If taken at face value, though, these widely cited results gain increasing significance on the world stage as the developing world begins grappling in earnest with some of the same seemingly intractable policy decisions confronting its Western counterparts. Strikingly, more and more low- and middle-income countries are beginning to show that even countries with limited resources can provide access to high-quality, cost-effective health care. As William Hsiao tells us in this theme issue, while more money might be a necessary condition for better health, it is clearly not sufficient. The financing method used, Hsiao notes, together with institutional capacity and human resources, is a key factor in leveraging even limited health care expenditures into equitable, cost-effective health care.

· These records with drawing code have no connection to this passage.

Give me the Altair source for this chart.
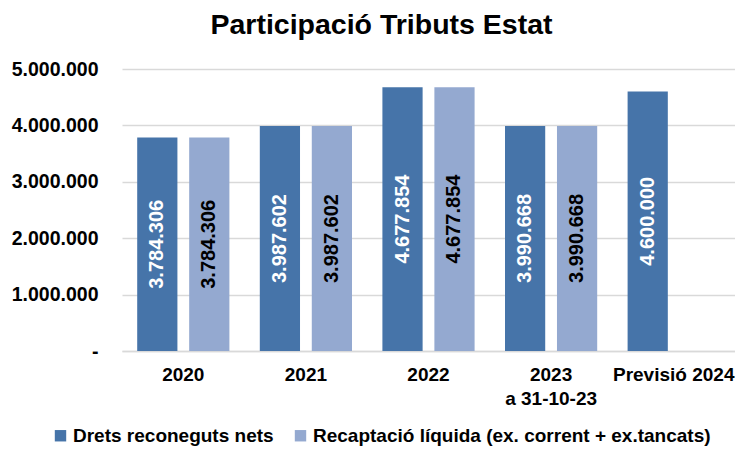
import altair as alt
import pandas as pd

categories = ["2020", "2021", "2022", "2023\na 31-10-23", "Previsió 2024"]
series_names = ["Drets reconeguts nets", "Recaptació líquida (ex. corrent + ex.tancats)"]
drets = [3784306, 3987602, 4677854, 3990668, 4600000]
recaptacio = [3784306, 3987602, 4677854, 3990668, None]
y_ticks = [0, 1000000, 2000000, 3000000, 4000000, 5000000]
colors = ["#4674A9", "#94A9D0"]

rows = []
for cat, d, r in zip(categories, drets, recaptacio):
    for s, v in zip(series_names, [d, r]):
        if v is None:
            continue
        rows.append({"cat": cat, "serie": s, "value": v,
                     "label": f"{v:,}".replace(",", ".")})
df = pd.DataFrame(rows)

FONT = "Liberation Sans"

x_enc = alt.X("cat:N", sort=categories,
              scale=alt.Scale(paddingInner=0.248, paddingOuter=0.124),
              axis=alt.Axis(title=None, labelAngle=0,
                            labelExpr="split(datum.label, '\\n')",
                            labelFont=FONT, labelFontWeight="bold", labelFontSize=19,
                            labelColor="black", labelPadding=14, labelLineHeight=24,
                            ticks=False, domainColor="#D9D9D9", domainWidth=1.5,
                            labelBaseline="top"))
xoff_enc = alt.XOffset("serie:N", sort=series_names,
                       scale=alt.Scale(domain=series_names, paddingInner=0.2264, paddingOuter=0))

base = alt.Chart(df)

bars = base.mark_bar().encode(
    x=x_enc,
    xOffset=xoff_enc,
    y=alt.Y("value:Q", scale=alt.Scale(domain=[0, 5000000], nice=False),
            axis=alt.Axis(title=None, values=y_ticks,
                          labelExpr="datum.value == 0 ? '-' : replace(replace(format(datum.value, ',.0f'), ',', '.'), ',', '.')",
                          labelFont=FONT, labelFontWeight="bold", labelFontSize=19.5,
                          labelColor="black", labelPadding=24, ticks=False, domain=False,
                          gridColor="#D9D9D9", gridWidth=1.5)),
    color=alt.Color("serie:N", sort=series_names,
                    scale=alt.Scale(domain=series_names, range=colors),
                    legend=alt.Legend(title=None, orient="none", legendX=-71, legendY=357,
                                      direction="horizontal", symbolType="square",
                                      symbolSize=130, symbolStrokeWidth=0,
                                      labelFont=FONT, labelFontWeight="bold",
                                      labelFontSize=19, labelColor="black",
                                      labelLimit=600, columnPadding=17, labelOffset=3)),
)

texts = base.mark_text(angle=270, align="center", baseline="middle",
                       font=FONT, fontWeight="bold", fontSize=20).transform_calculate(
    mid="datum.value / 2"
).encode(
    x=alt.X("cat:N", sort=categories),
    xOffset=alt.XOffset("serie:N", sort=series_names),
    y=alt.Y("mid:Q"),
    text="label:N",
    color=alt.condition(alt.datum.serie == series_names[0], alt.value("white"), alt.value("black")),
)

chart = alt.layer(bars, texts).properties(
    width=613, height=282,
    title=alt.Title("Participació Tributs Estat", font=FONT, fontSize=28.5, fontWeight="bold",
                    color="black", anchor="middle", dx=-47, offset=20),
    autosize=alt.AutoSizeParams(type="none"),
    padding={"left": 114, "top": 61, "right": 0, "bottom": 95},
).configure_view(stroke=None)

chart.save("out.html", embed_options={"renderer": "svg", "actions": False})
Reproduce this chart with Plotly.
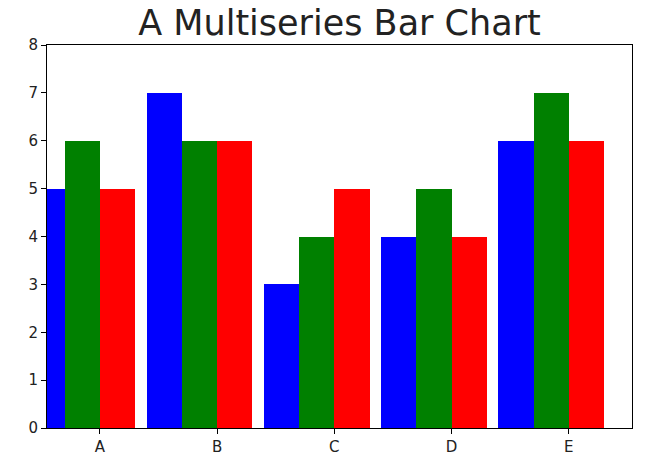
import plotly.graph_objects as go

categories = ["A", "B", "C", "D", "E"]
blue_values = [5, 7, 3, 4, 6]
green_values = [6, 6, 4, 5, 7]
red_values = [5, 6, 5, 4, 6]

positions = list(range(len(categories)))
bar_w = 0.3

fig = go.Figure()
for vals, color, off in [(blue_values, "blue", -2 * bar_w),
                         (green_values, "green", -bar_w),
                         (red_values, "red", 0.0)]:
    fig.add_trace(go.Bar(x=positions, y=vals, width=bar_w, offset=off,
                         marker=dict(color=color, line=dict(width=0)),
                         showlegend=False))

axis_common = dict(showline=True, linecolor="black", linewidth=1, mirror=True,
                   ticks="outside", ticklen=5, tickwidth=1, tickcolor="black",
                   showgrid=False, zeroline=False, automargin=False,
                   tickfont=dict(family="DejaVu Sans", size=15, color="#222"))

fig.update_layout(
    width=638, height=450,
    margin=dict(l=39, r=14, t=37, b=30),
    paper_bgcolor="white", plot_bgcolor="white",
    barmode="overlay", bargap=0,
    title=dict(text="A Multiseries Bar Chart", x=0.5, xref="paper", xanchor="center",
               y=1, yref="paper", yanchor="bottom", pad=dict(b=10), automargin=False,
               font=dict(family="DejaVu Sans", size=35, color="#222")),
    xaxis=dict(range=[-0.452, 4.54], tickvals=positions, ticktext=categories,
               **axis_common),
    yaxis=dict(range=[0, 8], tickvals=list(range(0, 9)), **axis_common),
)

fig.write_html("out.html")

The papers that follow offer an instructive window into the evolving experiences with these health policy trade-offs among a culturally and ethnically diverse group of countries. First, David Hughes and Songkramchai Leethongdee evaluate Thailand’s six-year-old experiment with universal coverage and access to a comprehensive benefit package, drawing widely applicable conclusions about quality of care and programmatic sustainability. Next, Jennifer Prah Ruger and Daniel Kress assess the efficacy for access and reduced disparities of Morocco’s dual-prong health reform extending coverage to public and formal private-sector employees through a payroll-based system, while creating a publicly financed fund underwriting health care for the poor. Maria Alicia Dominguez Ugá and Isabela Soares Santos then examine the equity implications of how the cost burden of Brazil’s universal health care system is shared among households of different income levels using various forms of payment. Then, Mehtap Tatar and colleagues empirically document the extent and nature of informal payments in Turkey’s health care sector and discuss implications for both access to care and equity in the wake of major health care reform initiatives. Finally, Patricio Marquez and colleagues take up the relationship between health and economic development through a look at Russia’s degraded population health status in the wake of post-Soviet socioeconomic and political upheaval.